Jeremiah keeps going, and the very next thing he writes takes this even further. Lamentations 3 verse 23 says, “They are new every morning; great is your faithfulness.” New every morning. That’s the word I want you to sit with for a moment. Not continued from yesterday. Not the leftover mercy that didn’t get used up. New. Every single morning, God’s mercies arrive fresh. Yesterday’s failures are not sitting in a ledger that God reviews before deciding how much grace to extend to you today. The slate isn’t just wiped clean. It’s replaced entirely. And Jeremiah connects this directly to faithfulness. Great is your faithfulness, because this isn’t random or inconsistent. God doesn’t have good days and bad days where the mercy runs stronger or weaker depending on his mood. Every morning, without exception, his mercies are new.
Notice what Jeremiah does right before he gets to this moment of hope. He doesn’t skip ahead to the good part. He doesn’t pretend the rubble isn’t sitting right there around him. He presses pause. He sits with it long enough to be completely honest about where he’s at. In verse 20 he says, “I remember my affliction and my wandering, the bitterness and the gall. I well remember them, and my soul is downcast within me.” He isn’t rushing past the pain. He is naming it clearly and sitting in it. Then three words in verse 21 turn the whole chapter in a new direction. “Yet this I call to mind, and therefore I have hope.” He didn’t arrive at verse 22 easily. Twenty verses of raw grief came before it. The hope isn’t cheap. It cost him something to get there.
He makes a choice. Not a feeling that washed over him, but a deliberate decision to stop and remember something. He pressed pause. Looked back. And what he found there was mercy. Morning after morning. Faithful and new. Every single time. There’s something built into the rhythm of morning itself that feels like a reset. You go to sleep in the middle of a hard season, and in the morning, something has shifted, even if the problem is still there. It doesn’t have quite the same weight it had at midnight. Jeremiah knew that feeling. And he knew exactly where it came from. It came from a God who makes his mercies new before you even open your eyes.

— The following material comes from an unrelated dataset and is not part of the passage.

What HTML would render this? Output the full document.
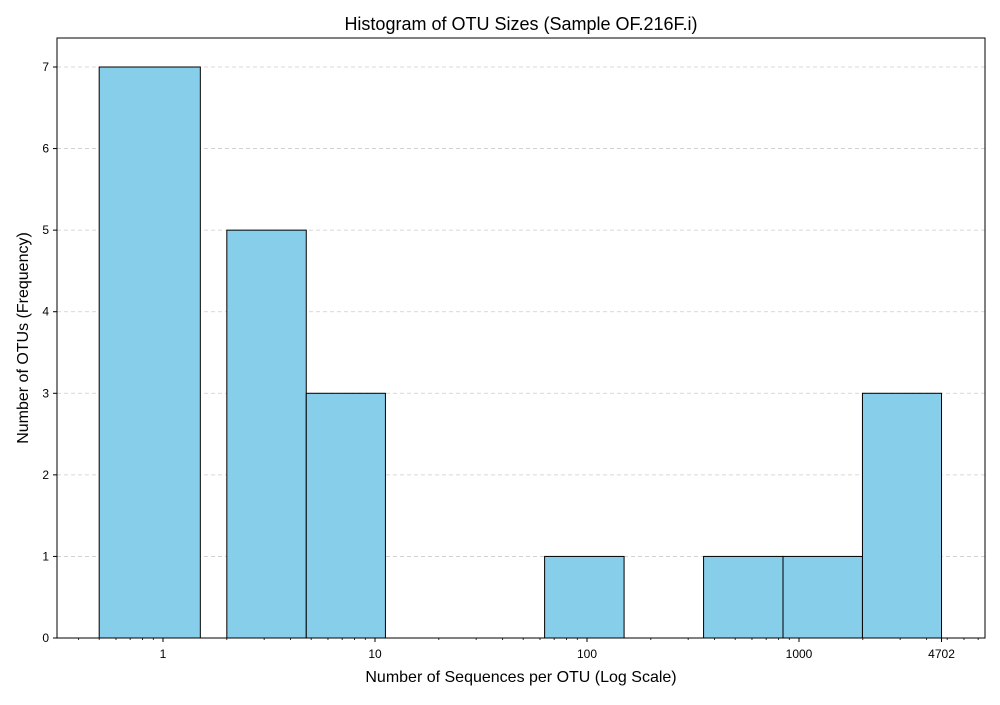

Whatever happened yesterday, and whatever you’re carrying in from last week, or last year, or much longer ago than that, this isn’t the first thing God looks at when you wake up in the morning. His mercy got there first. God’s mercy resets every morning.
And then Jeremiah gets to something that I think some of you need to hear today. Lamentations 3 verses 25 and 26 say, “The Lord is good to those whose hope is in him, to the one who seeks him; it is good to wait quietly for the salvation of the Lord.” The Lord is good to those whose hope is in him. I want you to notice what the condition actually is here, and what isn’t. It’s not: the Lord is good to those who have their act together. It’s not those who show up with everything figured out. It’s those whose hope is in him. That’s the whole thing.
The continue screen doesn’t send you back to World 1-1 to start the whole game over from scratch. That’s what I always loved about it. It picks you up right at the last checkpoint, right where the story already is. You don’t have to redo everything you have already been through. You just press the button, and you’re back in the game. God’s mercy works exactly the same way. He doesn’t ask you to go back to the beginning of your life and get everything cleaned up before he will meet you. He meets you at the checkpoint. Right here. Right now. In whatever chapter of the story you’re currently in.
Jesus told a story about this that some of you will know well. We call it the prodigal son. A young man takes his inheritance early, walks away from his family, and wastes everything he has. When he finally comes to his senses and heads for home, he is already rehearsing his apology, already trying to figure out what he will say at the door. But his father doesn’t wait for him to reach the door. He sees his son while he’s still a long way off, and he runs to him. He doesn’t hand him a checklist. He doesn’t ask him to explain himself before he will be glad to see him. He just goes to him. Right where he’s at. Mid-mess. No cleanup required. That’s the same God Jeremiah is describing in Lamentations 3.
Jeremiah found this in the worst season of his life. Not after things got better, and not on the other side of the pain. He found it right in the middle of the rubble, while it was still all around him. And what he found was enough. Not enough to make the pain disappear. Not enough to answer every question he had. But enough to keep going. Enough to take the next step. Enough to know he wasn’t alone in it. Sometimes that’s exactly what we need. Not resolution. Just the knowledge that somebody is still pressing continue on us. God’s mercy meets you right where you are.
So let me ask you something before we close. What did you walk in here carrying today? You don’t have to name it out loud. God already knows what it is. What is the thing that makes you quietly wonder whether God is still in your corner? Because here’s what Lamentations 3 is saying to you directly. That thing, whatever it is, hasn’t used up your last chance. God’s mercy reset this morning before you even opened your eyes. And it’s meeting you right here in this room, exactly where you’re sitting. You don’t have to fix it first. You don’t have to explain yourself. The condition Jeremiah gives isn’t a cleaned-up life. It’s hope. Just hope. Turning toward Jesus with whatever you have right now. That’s all Jeremiah did. He was sitting in the rubble of everything he loved. He stopped. He remembered. And he turned. And what met him in the rubble was enough to keep going. And it’s enough for you too.
Every person in this room has a controller in their hand today, even if it doesn’t look like one. The button looks different for each of us, but the offer is the same for everyone. There will be a moment in your life, maybe it’s right now, or maybe it’s still ahead of you, where you feel like Jeremiah at verse 1. Not the Jeremiah at verse 22 with the hopeful words, but the one staring at the rubble, wondering if any of this can be put back together. And everything in you will want to give up and call it done. When that moment comes, I want you to do what Jeremiah did. Press pause. And remember. His mercy never runs out. It resets every morning. Jesus meets you right where you are. The screen is still up, and God is the one holding the controller. God always presses continue. Will you? Amen.